La tarde en que Riazor nunca debió sonar así

TORRE DE MARATHÓN

César Quian

En el minuto 20, justo mientras Merino se escapaba hacia la portería de Diego Mariño, los aplausos enlatados de la afición sonaron tan falsos como si granizase sobre las cubiertas del estadio

14 jun 2020 . Actualizado a las 22:00 h.

Allí estaban los que nunca pueden faltar: los futbolistas, la pelota, el árbitro, los entrenadores y hasta los banquillos. Pero el alma se quedó muros afuera. Nada sonaba igual y todo se oía distinto entre las cuatro paredes de Riazor. La Liga retornó al patio del colegio, y no solo por culpa del pobre espectáculo visto durante los noventa minutos, sino a causa de la algarada general, los cambios constantes y el afán por que todo se disfrazase de lo que resultaba evidente que no podía ser: el deporte que vuelve locos a millones de aficionados por todo el mundo. Pero el maná de las televisiones sostiene a los clubes y a ese ritmo danzaron todos.

En el Riazor habitualmente discotequero no faltó a la cita la megafonía a todo volumen, especialmente en el arranque del encuentro. Incluso las cuñas de publicidad siguieron a todo volumen en medio del silencio. La falta de ruido tenía tan poco sentido como una autopista sin tráfico donde se llegasen a escuchar los pájaros. Por eso, cuando el balón comenzó a rodar, los gritos de Vázquez y Djukic resonaban hasta en el córner más alejado. En el minuto 20, justo mientras Merino se escapaba hacia la portería de Diego Mariño, los aplausos enlatados de la afición sonaron tan falsos como si granizase sobre las cubiertas del estadio.

Al igual que en todos los partidos del retorno liguero, también en el Deportivo-Sporting se guardó un minuto de silencio por las víctimas del coronavirus. Esta vez la banda sonora de fondo no fue Negra sombra, sino una versión instrumental de A Rianxeira, con los once jugadores de cada equipo abrazados alrededor del círculo central.

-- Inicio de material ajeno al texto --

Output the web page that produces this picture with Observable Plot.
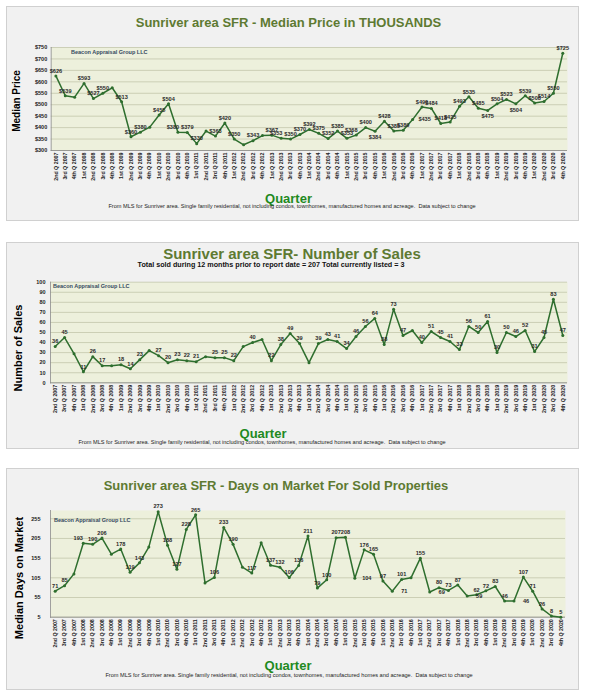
<!DOCTYPE html>
<html><head><meta charset="utf-8">
<script src="https://cdn.jsdelivr.net/npm/d3@7"></script>
<script src="https://cdn.jsdelivr.net/npm/@observablehq/plot@0.6"></script>
<style>
body{margin:0;background:#fff;font-family:"Liberation Sans",Arial,sans-serif;}
#root{position:relative;width:589px;height:700px;}
.panel{position:absolute;left:6px;width:573px;background:#f1f1f1;outline:1px solid #d0d0d0;outline-offset:-1px;}
.panel svg{position:absolute;left:0;top:0;}
.t{position:absolute;transform:translate(-50%,-50%);white-space:nowrap;line-height:1;}
.title{font-weight:bold;color:#5e7a32;}
.sub{font-weight:bold;color:#111;font-size:7.2px;}
.ylab{font-weight:bold;color:#000;transform:translate(-50%,-50%) rotate(-90deg);}
.quarter{font-weight:bold;color:#1f8a1f;font-size:13px;}
.foot{font-size:5.6px;color:#222;}
.beacon{position:absolute;font-weight:bold;font-size:5.5px;color:#34495e;white-space:nowrap;line-height:1;}
</style>
</head><body><div id="root"></div>
<script>
// ---------- data ----------
const quarters = [
 "2nd Q 2007","3rd Q 2007","4th Q 2007",
 "1st Q 2008","2nd Q 2008","3rd Q 2008","4th Q 2008",
 "1st Q 2009","2nd Q 2009","3rd Q 2009","4th Q 2009",
 "1st Q 2010","2nd Q 2010","3rd Q 2010","4th Q 2010",
 "1st Q 2011","2nd Q 2011","3rd Q 2011","4th Q 2011",
 "1st Q 2012","2nd Q 2012","3rd Q 2012","4th Q 2012",
 "1st Q 2013","2nd Q 2013","3rd Q 2013","4th Q 2013",
 "1st Q 2014","2nd Q 2014","3rd Q 2014","4th Q 2014",
 "1st Q 2015","2nd Q 2015","3rd Q 2015","4th Q 2015",
 "1st Q 2016","2nd Q 2016","3rd Q 2016","4th Q 2016",
 "1st Q 2017","2nd Q 2017","3rd Q 2017","4th Q 2017",
 "1st Q 2018","2nd Q 2018","3rd Q 2018","4th Q 2018",
 "1st Q 2019","2nd Q 2019","3rd Q 2019","4th Q 2019",
 "1st Q 2020","2nd Q 2020","3rd Q 2020","4th Q 2020"
];
const medianPrice = [626,539,533, 593,527,550,574, 513,360,380,402, 455,504,380,379, 330,385,363,420,
 350,325,343,365, 367,353,350,370, 392,375,352,385, 353,368,400,384, 428,385,389,435,
 490,484,418,425, 493,535,485,475, 504,523,504,539, 508,514,550,725];
const numberOfSales = [36,45,29, 11,26,17,17, 18,14,23,32, 27,20,23,22, 21,26,25,25,
 22,36,40,43, 22,38,49,39, 20,39,43,41, 34,46,56,64, 38,73,47,52,
 40,51,45,41, 33,56,50,61, 30,50,46,52, 31,45,83,47];
const daysOnMarket = [71,85,115, 193,190,206,165, 178,119,143,183, 273,188,127,228, 265,92,106,233,
 190,132,117,194, 137,132,106,136, 211,79,100,207, 208,104,176,165, 97,71,101,105,
 155,69,80,73, 87,59,62,72, 83,46,46,107, 71,26,8,5];
const priceTicks = [300,350,400,450,500,550,600,650,700,750];
const salesTicks = [0,10,20,30,40,50,60,70,80,90,100];
const domTicks = [5,55,105,155,205,255];
// quarters without a value label in the reference
const priceUnlabeled = ["4th Q 2007","4th Q 2008","4th Q 2009","2nd Q 2011","2nd Q 2012","4th Q 2012"];
const salesUnlabeled = ["4th Q 2007","4th Q 2008","4th Q 2009","2nd Q 2011","2nd Q 2012","4th Q 2012","1st Q 2014","4th Q 2016"];
const domUnlabeled = ["4th Q 2007","4th Q 2008","4th Q 2009","2nd Q 2011","2nd Q 2012","4th Q 2012","4th Q 2016"];
// label placement groups (default: above the point)
const priceBelow = ["4th Q 2015","4th Q 2018","3rd Q 2019"];
const priceRight = ["4th Q 2016"];
const priceLeft = ["3rd Q 2010","2nd Q 2013","2nd Q 2015"];
const salesBelow = [];
const salesRight = [];
const salesLeft = [];
const domBelow = [];
const domRight = ["2nd Q 2015","2nd Q 2016","2nd Q 2017","2nd Q 2018","3rd Q 2019"];
const domLeft = ["1st Q 2008"];

const footText = "From MLS for Sunriver area. Single family residential, not including condos, townhomes, manufactured homes and acreage.\u00a0\u00a0Data subject to change";

const root = document.getElementById("root");
const FONT = "Liberation Sans, Arial, sans-serif";
const GREEN = "#2e6e2e";

function addText(panel, cls, text, x, y, extra) {
  const d = document.createElement("div");
  d.className = "t " + cls;
  d.textContent = text;
  d.style.left = x + "px"; d.style.top = y + "px";
  if (extra) Object.assign(d.style, extra);
  panel.appendChild(d);
}

function makePanel(cfg) {
  const panel = document.createElement("div");
  panel.className = "panel";
  panel.style.top = cfg.top + "px";
  panel.style.height = cfg.height + "px";
  root.appendChild(panel);
  const data = quarters.map((q, i) => ({q, v: cfg.values[i]}));
  const lab = data.filter(d => !cfg.unlabeled.includes(d.q));
  const special = [...cfg.below, ...cfg.right, ...cfg.left];
  const above = lab.filter(d => !special.includes(d.q));
  const below = lab.filter(d => cfg.below.includes(d.q));
  const right = lab.filter(d => cfg.right.includes(d.q));
  const left = lab.filter(d => cfg.left.includes(d.q));
  const tf = cfg.fmt;
  const txt = {x: "q", y: "v", text: d => tf(d.v), fontSize: 5.6, fontWeight: "bold", fill: "#2a2a2a"};
  const svg = Plot.plot({
    width: 573, height: cfg.height,
    marginLeft: cfg.ml, marginRight: cfg.mr, marginTop: cfg.mt, marginBottom: cfg.mb,
    style: {background: "transparent", fontFamily: FONT, overflow: "visible"},
    x: {type: "point", domain: quarters, padding: 0.5, round: false},
    y: {domain: cfg.domain},
    marks: [
      Plot.frame({fill: "#edf0dc", stroke: "none"}),
      Plot.gridY(cfg.ticks, {stroke: "#c3c6ab", strokeOpacity: 1, strokeWidth: 0.8}),
      Plot.ruleY([cfg.domain[0]], {stroke: "#8c8c8c", strokeWidth: 0.8}),
      Plot.frame({anchor: "left", stroke: "#8c8c8c", strokeWidth: 0.8}),
      Plot.axisY(cfg.ticks, {tickSize: 0, tickPadding: cfg.yPad, tickFormat: tf, fontSize: 5.5, fontWeight: "bold", fill: "#222", label: null}),
      Plot.axisX(quarters, {tickSize: 0, tickRotate: -90, tickPadding: 2, fontSize: 5.3, fontWeight: "bold", fill: "#222", label: null}),
      Plot.line(data, {x: "q", y: "v", stroke: GREEN, strokeWidth: 1.5}),
      Plot.dot(data, {x: "q", y: "v", r: 1.5, fill: GREEN}),
      Plot.text(above, {...txt, dy: -5}),
      Plot.text(below, {...txt, dy: 6}),
      Plot.text(right, {...txt, dx: 12, dy: 0}),
      Plot.text(left, {...txt, dx: -5, dy: -5})
    ]
  });
  panel.appendChild(svg);
  cfg.titles.forEach(t => addText(panel, t.cls, t.text, t.x, t.y, t.style));
  addText(panel, "ylab", cfg.ylabel, cfg.ylab[0], cfg.ylab[1], {fontSize: cfg.ylabSize + "px"});
  addText(panel, "quarter", "Quarter", cfg.quarter[0], cfg.quarter[1]);
  addText(panel, "foot", footText, cfg.foot[0], cfg.foot[1]);
  const b = document.createElement("div");
  b.className = "beacon"; b.textContent = "Beacon Appraisal Group LLC";
  b.style.left = cfg.beacon[0] + "px"; b.style.top = cfg.beacon[1] + "px";
  panel.appendChild(b);
}

makePanel({
  top: 6, height: 215, values: medianPrice, ticks: priceTicks, domain: [300, 750],
  fmt: d => "$" + d, unlabeled: priceUnlabeled, below: priceBelow, right: priceRight, left: priceLeft,
  ml: 44.7, mr: 12, mt: 41, mb: 71, yPad: 4,
  titles: [{cls: "title", text: "Sunriver area SFR - Median Price in THOUSANDS", x: 282.5, y: 15.5, style: {fontSize: "13px"}}],
  ylabel: "Median Price", ylab: [11, 95], ylabSize: 10,
  quarter: [282.5, 192], foot: [286, 201], beacon: [65, 43.5]
});
makePanel({
  top: 242, height: 207, values: numberOfSales, ticks: salesTicks, domain: [0, 100],
  fmt: d => String(d), unlabeled: salesUnlabeled, below: salesBelow, right: salesRight, left: salesLeft,
  ml: 44, mr: 12, mt: 39.7, mb: 66.7, yPad: 5,
  titles: [
    {cls: "title", text: "Sunriver area SFR- Number of Sales", x: 286, y: 11, style: {fontSize: "15px"}},
    {cls: "sub", text: "Total sold during 12 months prior to report date = 207 Total currently listed = 3", x: 265, y: 22.5}
  ],
  ylabel: "Number of Sales", ylab: [12, 105.5], ylabSize: 11,
  quarter: [257, 190.5], foot: [256, 201], beacon: [47, 41.5]
});
makePanel({
  top: 468, height: 222, values: daysOnMarket, ticks: domTicks, domain: [5, 276],
  fmt: d => String(d), unlabeled: domUnlabeled, below: domBelow, right: domRight, left: domLeft,
  ml: 44, mr: 14, mt: 42, mb: 73.3, yPad: 10,
  titles: [{cls: "title", text: "Sunriver area SFR - Days on Market For Sold Properties", x: 270, y: 17, style: {fontSize: "13px"}}],
  ylabel: "Median Days on Market", ylab: [12.7, 110], ylabSize: 11,
  quarter: [282, 197], foot: [283, 208], beacon: [48, 49.5]
});
</script>
</body></html>
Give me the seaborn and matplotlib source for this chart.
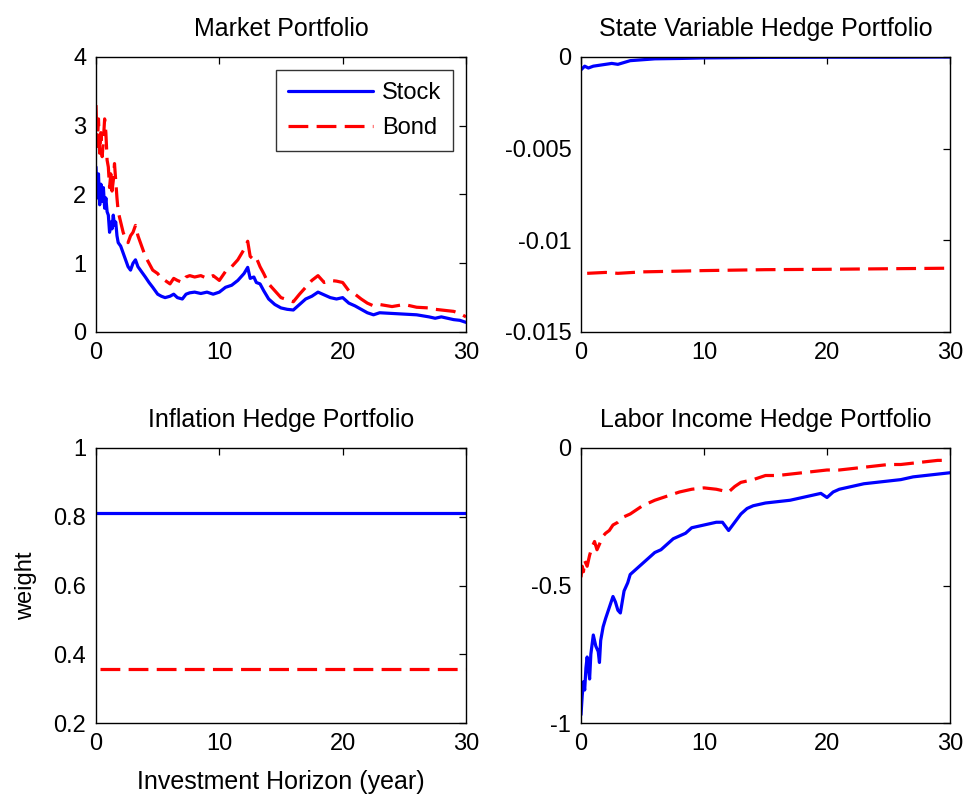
import numpy as np
import pandas as pd
import matplotlib
matplotlib.use("Agg")
import matplotlib.pyplot as plt
from matplotlib.ticker import FuncFormatter
import seaborn as sns

# ---- Market portfolio weights ----
mkt_stock_x = [0.0, 0.1, 0.2, 0.3, 0.4, 0.5, 0.6, 0.7, 0.8, 0.9, 1.0, 1.1, 1.2, 1.3, 1.4, 1.5,
               1.6, 1.7, 1.8, 2.0, 2.2, 2.4, 2.6, 2.8, 3.0, 3.2, 3.4, 3.6, 3.8, 4.0, 4.3, 4.6,
               5.0, 5.3, 5.6, 6.0, 6.3, 6.6, 7.0, 7.3, 7.6, 8.0, 8.5, 9.0, 9.5, 10.0, 10.5,
               11.0, 11.5, 12.0, 12.3, 12.5, 12.8, 13.0, 13.3, 13.6, 14.0, 14.5, 15.0, 15.5,
               16.0, 16.5, 17.0, 17.5, 18.0, 18.5, 19.0, 19.5, 20.0, 20.5, 21.0, 21.5, 22.0,
               22.5, 23.0, 24.0, 25.0, 26.0, 27.0, 27.5, 28.0, 29.0, 29.5, 30.0]
mkt_stock_y = [2.40, 1.95, 2.30, 1.85, 2.15, 1.90, 2.10, 1.80, 1.95, 1.75, 1.70, 1.45, 1.60,
               1.50, 1.70, 1.55, 1.60, 1.40, 1.30, 1.25, 1.15, 1.05, 0.95, 0.90, 1.00, 1.05,
               0.95, 0.90, 0.85, 0.80, 0.72, 0.65, 0.55, 0.52, 0.50, 0.52, 0.55, 0.50, 0.48,
               0.55, 0.57, 0.58, 0.56, 0.58, 0.55, 0.58, 0.65, 0.68, 0.75, 0.85, 0.94, 0.78,
               0.80, 0.72, 0.70, 0.60, 0.48, 0.40, 0.35, 0.33, 0.32, 0.40, 0.48, 0.52, 0.58,
               0.54, 0.50, 0.48, 0.50, 0.42, 0.38, 0.33, 0.28, 0.25, 0.28, 0.27, 0.26, 0.25,
               0.22, 0.20, 0.22, 0.18, 0.17, 0.14]
mkt_bond_x = mkt_stock_x
mkt_bond_y = [3.30, 2.70, 3.10, 2.60, 2.90, 2.55, 2.80, 3.10, 2.90, 2.50, 2.40, 2.10, 2.30,
              2.05, 2.20, 2.45, 2.20, 1.95, 1.75, 1.60, 1.45, 1.35, 1.30, 1.40, 1.45, 1.55,
              1.40, 1.30, 1.20, 1.10, 1.00, 0.90, 0.85, 0.78, 0.75, 0.70, 0.78, 0.75, 0.72,
              0.80, 0.82, 0.80, 0.82, 0.78, 0.82, 0.75, 0.88, 0.95, 1.05, 1.20, 1.32, 1.10,
              1.05, 1.08, 0.95, 0.85, 0.70, 0.60, 0.50, 0.47, 0.44, 0.55, 0.65, 0.75, 0.82,
              0.72, 0.75, 0.74, 0.72, 0.60, 0.55, 0.48, 0.42, 0.38, 0.40, 0.37, 0.40, 0.36,
              0.35, 0.33, 0.32, 0.30, 0.27, 0.22]

# ---- State variable hedge portfolio weights ----
sv_stock_x = [0.0, 0.3, 0.6, 1.0, 1.5, 2.0, 2.5, 3.0, 3.5, 4.0, 5.0, 6.0, 8.0, 10.0, 12.0,
              15.0, 20.0, 25.0, 30.0]
sv_stock_y = [-0.0007, -0.0005, -0.0006, -0.0005, -0.00045, -0.0004, -0.00035, -0.0004,
              -0.0003, -0.0002, -0.00015, -0.0001, -0.00008, -0.00005, -0.00004, -0.00002,
              -0.00001, -0.00001, 0.0]
sv_bond_x = [0.5, 2.0, 3.0, 5.0, 8.0, 10.0, 15.0, 20.0, 25.0, 30.0]
sv_bond_y = [-0.0118, -0.01175, -0.0118, -0.01172, -0.01168, -0.01165, -0.0116, -0.01158,
             -0.01155, -0.01152]

# ---- Inflation hedge portfolio weights ----
inf_stock_x = [0.0, 30.0]
inf_stock_y = [0.812, 0.812]
inf_bond_x = [0.3, 30.0]
inf_bond_y = [0.357, 0.357]

# ---- Labor income hedge portfolio weights ----
lab_stock_x = [0.0, 0.1, 0.2, 0.3, 0.4, 0.5, 0.6, 0.7, 0.8, 1.0, 1.2, 1.4, 1.5, 1.6, 1.8,
               2.0, 2.3, 2.6, 2.8, 3.0, 3.2, 3.5, 3.8, 4.0, 4.5, 5.0, 5.5, 6.0, 6.5, 7.0, 7.5,
               8.0, 8.5, 9.0, 9.5, 10.0, 10.5, 11.0, 11.5, 12.0, 12.5, 13.0, 13.5, 14.0, 15.0,
               16.0, 17.0, 18.0, 19.0, 19.5, 20.0, 20.5, 21.0, 22.0, 23.0, 24.0, 25.0, 26.0,
               27.0, 28.0, 29.0, 30.0]
lab_stock_y = [-0.97, -0.90, -0.85, -0.88, -0.80, -0.76, -0.80, -0.84, -0.75, -0.68, -0.72,
               -0.74, -0.78, -0.70, -0.65, -0.62, -0.58, -0.54, -0.56, -0.59, -0.60, -0.52,
               -0.49, -0.46, -0.44, -0.42, -0.40, -0.38, -0.37, -0.35, -0.33, -0.32, -0.31,
               -0.29, -0.285, -0.28, -0.275, -0.27, -0.27, -0.30, -0.27, -0.24, -0.22, -0.21,
               -0.20, -0.195, -0.19, -0.18, -0.17, -0.165, -0.18, -0.16, -0.15, -0.14, -0.13,
               -0.125, -0.12, -0.115, -0.105, -0.10, -0.095, -0.09]
lab_bond_x = [0.0, 0.1, 0.2, 0.3, 0.5, 0.7, 0.9, 1.1, 1.3, 1.5, 1.8, 2.0, 2.3, 2.6, 3.0, 3.5,
              4.0, 4.5, 5.0, 6.0, 7.0, 8.0, 9.0, 10.0, 11.0, 12.0, 12.5, 13.0, 14.0, 15.0,
              16.0, 17.0, 18.0, 19.0, 20.0, 21.0, 22.0, 23.0, 24.0, 25.0, 26.0, 27.0, 28.0,
              29.0, 30.0]
lab_bond_y = [-0.47, -0.43, -0.45, -0.41, -0.43, -0.39, -0.36, -0.34, -0.37, -0.35, -0.32,
              -0.31, -0.30, -0.28, -0.27, -0.25, -0.24, -0.225, -0.21, -0.19, -0.175, -0.16,
              -0.15, -0.145, -0.15, -0.16, -0.14, -0.125, -0.115, -0.10, -0.10, -0.095, -0.09,
              -0.085, -0.08, -0.08, -0.075, -0.07, -0.065, -0.06, -0.06, -0.055, -0.05,
              -0.045, -0.045]

titles = ["Market Portfolio", "State Variable Hedge Portfolio",
          "Inflation Hedge Portfolio", "Labor Income Hedge Portfolio"]
x_ticks = [0, 10, 20, 30]
y_ticks = [[0, 1, 2, 3, 4], [-0.015, -0.01, -0.005, 0],
           [0.2, 0.4, 0.6, 0.8, 1.0], [-1, -0.5, 0]]
series = [(mkt_stock_x, mkt_stock_y, mkt_bond_x, mkt_bond_y),
          (sv_stock_x, sv_stock_y, sv_bond_x, sv_bond_y),
          (inf_stock_x, inf_stock_y, inf_bond_x, inf_bond_y),
          (lab_stock_x, lab_stock_y, lab_bond_x, lab_bond_y)]

sns.set_style("white")
plt.rcParams["font.family"] = ["Liberation Sans", "DejaVu Sans"]
plt.rcParams["axes.unicode_minus"] = False
plt.rcParams["text.color"] = "black"
plt.rcParams["axes.labelcolor"] = "black"

W, H = 965, 794
fig = plt.figure(figsize=(W / 100, H / 100), dpi=100)

# axes boxes in pixels: left, top, right, bottom
boxes = [(96, 57, 466, 332), (581, 57, 950, 332),
         (96, 448, 466, 723), (581, 448, 950, 723)]

palette = {"Stock": "#0000ff", "Bond": "#ff0000"}
dashes = {"Stock": "", "Bond": (6.2, 2.6)}
fs = 17

for i, (box, (sx, sy, bx, by)) in enumerate(zip(boxes, series)):
    l, t, r, b = box
    ax = fig.add_axes([l / W, 1 - b / H, (r - l) / W, (b - t) / H])
    df = pd.concat([
        pd.DataFrame({"horizon": sx, "weight": sy, "asset": "Stock"}),
        pd.DataFrame({"horizon": bx, "weight": by, "asset": "Bond"}),
    ], ignore_index=True)
    sns.lineplot(data=df, x="horizon", y="weight", hue="asset", style="asset",
                 palette=palette, dashes=dashes, estimator=None, sort=False,
                 linewidth=2.3, ax=ax, legend=(i == 0))
    ax.set_xlim(0, 30)
    yt = y_ticks[i]
    ax.set_ylim(yt[0], yt[-1])
    ax.set_xticks(x_ticks)
    ax.set_yticks(yt)
    ax.yaxis.set_major_formatter(FuncFormatter(lambda v, p: "%g" % v))
    ax.tick_params(direction="in", top=True, right=True, length=5, width=0.9,
                   labelsize=fs, pad=7, colors="black")
    for sp in ax.spines.values():
        sp.set_visible(True)
        sp.set_color("black")
        sp.set_linewidth(1.0)
    ax.set_title(titles[i], fontsize=18, pad=15, color="black")
    ax.set_xlabel("")
    ax.set_ylabel("")
    if i == 0:
        handles, labels = ax.get_legend_handles_labels()
        leg = ax.legend(handles, labels, loc="upper right", fontsize=fs,
                        frameon=True, fancybox=False, edgecolor="black",
                        handlelength=3.6, borderaxespad=0.55, borderpad=0.5,
                        labelspacing=0.55, handletextpad=0.4)
        leg.get_frame().set_linewidth(1.0)
    if i == 2:
        ax.set_xlabel("Investment Horizon (year)", fontsize=18, labelpad=11)
        ax.set_ylabel("weight", fontsize=fs, labelpad=12)

fig.savefig("out.png", dpi=100, facecolor="white")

A la media hora, pausa de hidratación, que bien podía haberse convertido en un castigados-al-rincón-de-pensar para los protagonistas, con los dos entrenadores, cual profes, más preocupados de que sus jugadores repitiesen la lección, que de que bebiesen en una tarde que no superó los 18 grados. Después del pitido final, Riazor volvió a la abrumadora soledad del que no está acostumbrado a caminar solo, a ese insoportable silencio del que nunca debió sonar así.